Return the material exactly as supplied, apart from the pictures, which are omitted.

## Begin

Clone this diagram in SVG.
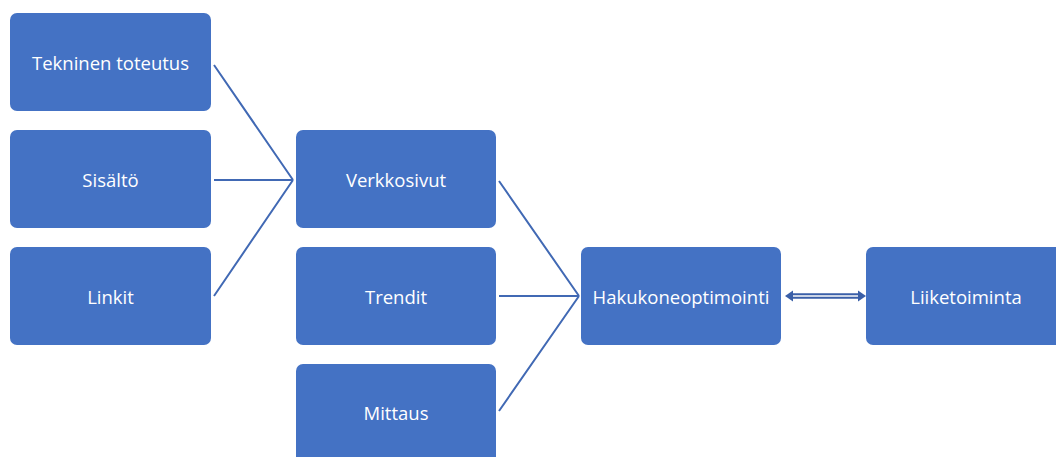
<svg xmlns="http://www.w3.org/2000/svg" width="1056" height="457" viewBox="0 0 1056 457">
<style>
.n{fill:#4472C4}
.t{fill:#fff;font-family:"Open Sans","Liberation Sans",sans-serif;font-size:18.5px;text-anchor:middle;dominant-baseline:central}
.c{stroke:#4169B4;stroke-width:2;fill:none}
</style>
<rect width="1056" height="457" fill="#fff"/>
<g id="connectors">
<path class="c" d="M214 65 L293 180 M214 180 L293 180 M214 296 L293 180"/>
<path class="c" d="M499 181 L579 296 M499 296 L579 296 M499 411 L579 296"/>
<g id="double-arrow">
<path d="M792 296 L859 296" stroke="#3A5FA8" stroke-width="5.5"/>
<path d="M792 296 L859 296" stroke="#C9D3E6" stroke-width="1.8"/>
<path d="M785 296 L793 290.5 L793 301.5 Z" fill="#3A5FA8"/>
<path d="M866 296 L858 290.5 L858 301.5 Z" fill="#3A5FA8"/>
</g>
</g>
<g id="tekninen"><rect class="n" x="10" y="13" width="201" height="98" rx="7"/><text class="t" x="110.5" y="62">Tekninen toteutus</text></g>
<g id="sisalto"><rect class="n" x="10" y="130" width="201" height="98" rx="7"/><text class="t" x="110.5" y="179">Sisältö</text></g>
<g id="linkit"><rect class="n" x="10" y="247" width="201" height="98" rx="7"/><text class="t" x="110.5" y="296">Linkit</text></g>
<g id="verkkosivut"><rect class="n" x="296" y="130" width="200" height="98" rx="7"/><text class="t" x="396" y="179">Verkkosivut</text></g>
<g id="trendit"><rect class="n" x="296" y="247" width="200" height="98" rx="7"/><text class="t" x="396" y="296">Trendit</text></g>
<g id="mittaus"><rect class="n" x="296" y="364" width="200" height="110" rx="7"/><text class="t" x="396" y="412">Mittaus</text></g>
<g id="hakukone"><rect class="n" x="581" y="247" width="200" height="98" rx="7"/><text class="t" x="681" y="296">Hakukoneoptimointi</text></g>
<g id="liiketoiminta"><rect class="n" x="866" y="247" width="200" height="98" rx="7"/><text class="t" x="966" y="296">Liiketoiminta</text></g>
</svg>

## End

▶ **Output below**
Clone this diagram in SVG.
<svg xmlns="http://www.w3.org/2000/svg" width="1056" height="457" viewBox="0 0 1056 457">
<style>
.n{fill:#4472C4}
.t{fill:#fff;font-family:"Open Sans","Liberation Sans",sans-serif;font-size:18.5px;text-anchor:middle;dominant-baseline:central}
.c{stroke:#4169B4;stroke-width:2;fill:none}
</style>
<rect width="1056" height="457" fill="#fff"/>
<g id="connectors">
<path class="c" d="M214 65 L293 180 M214 180 L293 180 M214 296 L293 180"/>
<path class="c" d="M499 181 L579 296 M499 296 L579 296 M499 411 L579 296"/>
<g id="double-arrow">
<path d="M792 296 L859 296" stroke="#3A5FA8" stroke-width="5.5"/>
<path d="M792 296 L859 296" stroke="#C9D3E6" stroke-width="1.8"/>
<path d="M785 296 L793 290.5 L793 301.5 Z" fill="#3A5FA8"/>
<path d="M866 296 L858 290.5 L858 301.5 Z" fill="#3A5FA8"/>
</g>
</g>
<g id="tekninen"><rect class="n" x="10" y="13" width="201" height="98" rx="7"/><text class="t" x="110.5" y="62">Tekninen toteutus</text></g>
<g id="sisalto"><rect class="n" x="10" y="130" width="201" height="98" rx="7"/><text class="t" x="110.5" y="179">Sisältö</text></g>
<g id="linkit"><rect class="n" x="10" y="247" width="201" height="98" rx="7"/><text class="t" x="110.5" y="296">Linkit</text></g>
<g id="verkkosivut"><rect class="n" x="296" y="130" width="200" height="98" rx="7"/><text class="t" x="396" y="179">Verkkosivut</text></g>
<g id="trendit"><rect class="n" x="296" y="247" width="200" height="98" rx="7"/><text class="t" x="396" y="296">Trendit</text></g>
<g id="mittaus"><rect class="n" x="296" y="364" width="200" height="110" rx="7"/><text class="t" x="396" y="412">Mittaus</text></g>
<g id="hakukone"><rect class="n" x="581" y="247" width="200" height="98" rx="7"/><text class="t" x="681" y="296">Hakukoneoptimointi</text></g>
<g id="liiketoiminta"><rect class="n" x="866" y="247" width="200" height="98" rx="7"/><text class="t" x="966" y="296">Liiketoiminta</text></g>
</svg>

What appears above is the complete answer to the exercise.